The Obama administration’s proposed fee hikes and new fees for onshore and offshore production on federal lands in the fiscal year (FY) 2011 budget will add to the jobless rate and drain revenues from the federal coffers, both of which would further aggravate the economic climate, said Sen. Robert Bennett (R-UT) last Tuesday.

“We have something here that we want to continue, and yet with all these increased fees and increased prices [on oil and natural gas], I think that there’s going to be an impact both on the jobs and on the amount of money that the federal government will seize,” Bennett told Interior Secretary Ken Salazar, who testified at a hearing of the Subcommittee on Interior, Environment and Related Agencies.

The Utah senator, who has been critical of the Obama administration policies with respect to oil and gas, particularly in his home state, cited a study concluding that the “onshore oil and gas program generates $46 for every dollar spent on the program…and $123 when you factor in income [paid by people working in the industry] and other taxes.”

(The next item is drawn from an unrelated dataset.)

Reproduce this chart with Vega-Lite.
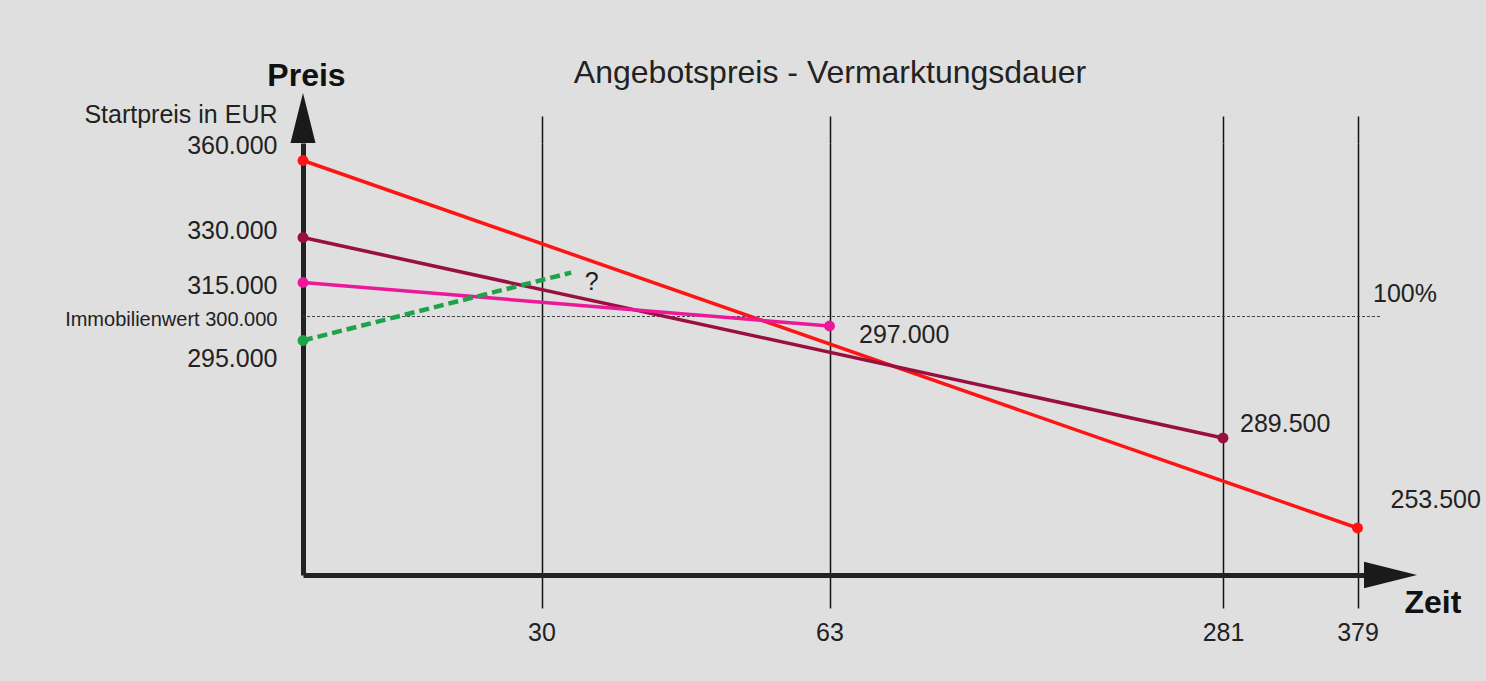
{
  "$schema": "https://vega.github.io/schema/vega-lite/v6.json",
  "autosize": {"type": "none"},
  "width": 1077,
  "height": 432,
  "padding": {"left": 303, "top": 143, "right": 106, "bottom": 106},
  "background": "#dfdfdf",
  "config": {
    "font": "Liberation Sans",
    "view": {"stroke": null},
    "text": {"font": "Liberation Sans", "fontSize": 25, "color": "#222222"}
  },
  "title": {
    "text": "Angebotspreis - Vermarktungsdauer",
    "font": "Liberation Sans",
    "fontSize": 32,
    "fontWeight": "normal",
    "color": "#222222",
    "anchor": "middle",
    "frame": "group",
    "baseline": "alphabetic",
    "dx": -11.5,
    "dy": 56,
    "offset": 0
  },
  "datasets": {
    "offers": [
      {"offer": "A", "day": 0, "price": 360000, "label": ""},
      {"offer": "A", "day": 379, "price": 253500, "label": "253.500"},
      {"offer": "B", "day": 0, "price": 330000, "label": ""},
      {"offer": "B", "day": 281, "price": 289500, "label": "289.500"},
      {"offer": "C", "day": 0, "price": 315000, "label": ""},
      {"offer": "C", "day": 63, "price": 297000, "label": "297.000"},
      {"offer": "D", "day": 0, "price": 295000, "label": ""},
      {"offer": "D", "day": 33.4, "price": 318300, "label": "?"}
    ],
    "reference": [
      {"price": 300000, "label": "100%"}
    ]
  },
  "resolve": {"axis": {"x": "independent"}},
  "layer": [
    {
      "data": {"name": "reference"},
      "mark": {"type": "rule", "color": "#444444", "strokeWidth": 1.2, "strokeDash": [3, 2]},
      "encoding": {
        "y": {
          "field": "price",
          "type": "quantitative",
          "scale": {
            "domain": [235000, 253500, 289500, 295000, 297000, 300000, 315000, 330000, 360000, 367000],
            "range": [432, 385, 295, 197.5, 183, 173.5, 139.5, 94.5, 17.5, 0],
            "nice": false,
            "zero": false
          },
          "axis": {
            "values": [360000, 330000, 315000, 300000, 295000],
            "orient": "left",
            "grid": false,
            "ticks": false,
            "domain": true,
            "domainColor": "#222222",
            "domainWidth": 5,
            "labelFont": "Liberation Sans",
            "labelColor": "#222222",
            "labelFontSize": {"condition": {"test": "datum.value == 300000", "value": 20}, "value": 25},
            "labelExpr": "datum.value == 300000 ? 'Immobilienwert 300.000' : replace(format(datum.value, ','), ',', '.')",
            "labelBaseline": "middle",
            "labelAlign": "right",
            "labelPadding": 26,
            "labelLimit": 500,
            "labelOverlap": false,
            "labelBound": false,
            "labelFlush": false,
            "labelOffset": {"expr": "datum.value == 360000 ? -15 : datum.value == 330000 ? -7 : datum.value == 315000 ? 3 : datum.value == 300000 ? 3 : 18"},
            "title": "Preis",
            "titleFont": "Liberation Sans",
            "titleFontSize": 32,
            "titleFontWeight": "bold",
            "titleColor": "#111111",
            "titleAngle": 0,
            "titleAlign": "center",
            "titleBaseline": "alphabetic",
            "titleX": 3,
            "titleY": -58
          }
        }
      }
    },
    {
      "data": {"name": "reference"},
      "mark": {"type": "text", "align": "left", "baseline": "alphabetic", "dx": -7, "dy": -14.5},
      "encoding": {
        "x": {"value": "width"},
        "y": {"field": "price", "type": "quantitative"},
        "text": {"field": "label"}
      }
    },
    {
      "data": {"name": "offers"},
      "transform": [{"filter": "datum.offer != 'D'"}],
      "mark": {"type": "line", "strokeWidth": 3.5},
      "encoding": {
        "x": {
          "field": "day",
          "type": "quantitative",
          "scale": {
            "domain": [0, 30, 63, 281, 379, 400],
            "range": [0, 238.5, 526.5, 920, 1054.5, 1077],
            "nice": false,
            "zero": false
          },
          "axis": {
            "orient": "bottom",
            "values": [30, 63, 281, 379],
            "domain": true,
            "domainColor": "#222222",
            "domainWidth": 5,
            "ticks": true,
            "tickSize": 33,
            "tickColor": "#111111",
            "tickWidth": 1.5,
            "grid": true,
            "gridColor": "#111111",
            "gridWidth": 1.5,
            "gridOpacity": 1,
            "labelFont": "Liberation Sans",
            "labelFontSize": 25,
            "labelColor": "#222222",
            "labelPadding": 12,
            "labelFlush": false,
            "labelOverlap": false,
            "title": "Zeit",
            "titleFont": "Liberation Sans",
            "titleFontSize": 32,
            "titleFontWeight": "bold",
            "titleColor": "#111111",
            "titleAlign": "left",
            "titleBaseline": "alphabetic",
            "titleAngle": 0,
            "titleX": 1101,
            "titleY": 37
          }
        },
        "y": {"field": "price", "type": "quantitative"},
        "color": {
          "field": "offer",
          "type": "nominal",
          "scale": {"domain": ["A", "B", "C", "D"], "range": ["#ff1414", "#990f40", "#ec1898", "#1ea34a"]},
          "legend": null
        }
      }
    },
    {
      "data": {"name": "offers"},
      "transform": [{"filter": "datum.offer == 'D'"}],
      "mark": {"type": "line", "strokeWidth": 4.5, "strokeDash": [10, 5]},
      "encoding": {
        "x": {"field": "day", "type": "quantitative", "axis": null},
        "y": {"field": "price", "type": "quantitative"},
        "color": {"field": "offer", "type": "nominal", "legend": null}
      }
    },
    {
      "data": {"name": "offers"},
      "transform": [{"filter": "datum.offer != 'D' || datum.day == 0"}],
      "mark": {"type": "circle", "size": 120, "opacity": 1},
      "encoding": {
        "x": {
          "field": "day",
          "type": "quantitative",
          "axis": {
            "orient": "top",
            "values": [30, 63, 281, 379],
            "domain": false,
            "grid": false,
            "labels": false,
            "ticks": true,
            "tickSize": 27,
            "tickColor": "#111111",
            "tickWidth": 1.5,
            "title": "Startpreis in EUR",
            "titleFont": "Liberation Sans",
            "titleFontSize": 25,
            "titleFontWeight": "normal",
            "titleColor": "#222222",
            "titleAlign": "right",
            "titleBaseline": "alphabetic",
            "titleAngle": 0,
            "titleX": -26,
            "titleY": -21
          }
        },
        "y": {"field": "price", "type": "quantitative"},
        "color": {"field": "offer", "type": "nominal", "legend": null}
      }
    },
    {
      "data": {"name": "offers"},
      "transform": [{"filter": "datum.offer == 'A' && datum.day > 0"}],
      "mark": {"type": "text", "align": "left", "baseline": "alphabetic", "dx": 33, "dy": -20},
      "encoding": {
        "x": {"field": "day", "type": "quantitative", "axis": null},
        "y": {"field": "price", "type": "quantitative"},
        "text": {"field": "label"}
      }
    },
    {
      "data": {"name": "offers"},
      "transform": [{"filter": "datum.offer == 'B' && datum.day > 0"}],
      "mark": {"type": "text", "align": "left", "baseline": "alphabetic", "dx": 17, "dy": -6},
      "encoding": {
        "x": {"field": "day", "type": "quantitative", "axis": null},
        "y": {"field": "price", "type": "quantitative"},
        "text": {"field": "label"}
      }
    },
    {
      "data": {"name": "offers"},
      "transform": [{"filter": "datum.offer == 'C' && datum.day > 0"}],
      "mark": {"type": "text", "align": "left", "baseline": "alphabetic", "dx": 29.5, "dy": 17},
      "encoding": {
        "x": {"field": "day", "type": "quantitative", "axis": null},
        "y": {"field": "price", "type": "quantitative"},
        "text": {"field": "label"}
      }
    },
    {
      "data": {"name": "offers"},
      "transform": [{"filter": "datum.offer == 'D' && datum.day > 0"}],
      "mark": {"type": "text", "align": "left", "baseline": "alphabetic", "dx": 13.5, "dy": 17},
      "encoding": {
        "x": {"field": "day", "type": "quantitative", "axis": null},
        "y": {"field": "price", "type": "quantitative"},
        "text": {"field": "label"}
      }
    },
    {
      "data": {"values": [{"axis": "Preis"}]},
      "mark": {"type": "point", "shape": "M-0.5,1L0,-1L0.5,1Z", "size": 2500, "filled": true, "color": "#1a1a1a", "opacity": 1, "yOffset": -25},
      "encoding": {
        "x": {"value": 0},
        "y": {"value": 0}
      }
    },
    {
      "data": {"values": [{"axis": "Zeit"}]},
      "mark": {"type": "point", "shape": "M-1,-0.5L1,0L-1,0.5Z", "size": 2809, "filled": true, "color": "#1a1a1a", "opacity": 1, "xOffset": 10.5},
      "encoding": {
        "x": {"value": "width"},
        "y": {"value": "height"}
      }
    }
  ]
}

“It’s pretty tough to come up with a federal program” that has this rate of return, Bennett said. Faced with the prospect of higher fees, “companies [are] saying, ‘We’re just not going to fool with…the federal government. We’re going to take our rigs and go someplace else,'” he said.

Salazar believes existing and proposed production fees are “affordable by the oil and gas industry.” He blames the economic downturn in the oil and gas industry primarily on the lower cost of natural gas, not existing production fees or Obama administration policies.

Salazar pointed out that the federal onshore production royalty of 12.5% has been unchanged since 1920, and is significantly below the royalty rates charged by the states. Texas, for example, requires producers to pay an onshore royalty rate in the area of 20%, he noted.

Bennett said he believes producers would be “happy” to pay 20% if the federal government would quickly permit their drilling projects and have them “on the ground within 19 days,” as he says Texas does.

“If you make an application in Texas to drill on state land, the application is approved in about 19-20 days,” Bennett said. In comparison, he said producers trying to get leases in Utah have waited as long as seven years.

In the Interior Department $12.2 billion budget for FY 2011, which was rolled out in early February, Salazar said the department would initiate a rulemaking next year to increase onshore royalty rates for oil and natural gas production on federal land (see NGI, Feb. 8).

Interior also proposed an expansion of the existing $4-per-acre-per-year fee on Gulf of Mexico nonproducing oil and gas leases to include nonproducing onshore leases. In addition, the budget calls for the Minerals Management Service, which oversees offshore energy development, to collect a total of $20 million in inspection fees from Outer Continental Shelf oil and gas facilities in FY 2011, which would be double the amount projected to be collected in FY 2010.

And in FY 2011 Interior’s Bureau of Land Management will begin to charge for a portion of the inspection costs for the onshore oil and gas program, which would cut the agency’s total expenses of $40 million for compliance inspections by about $10 million.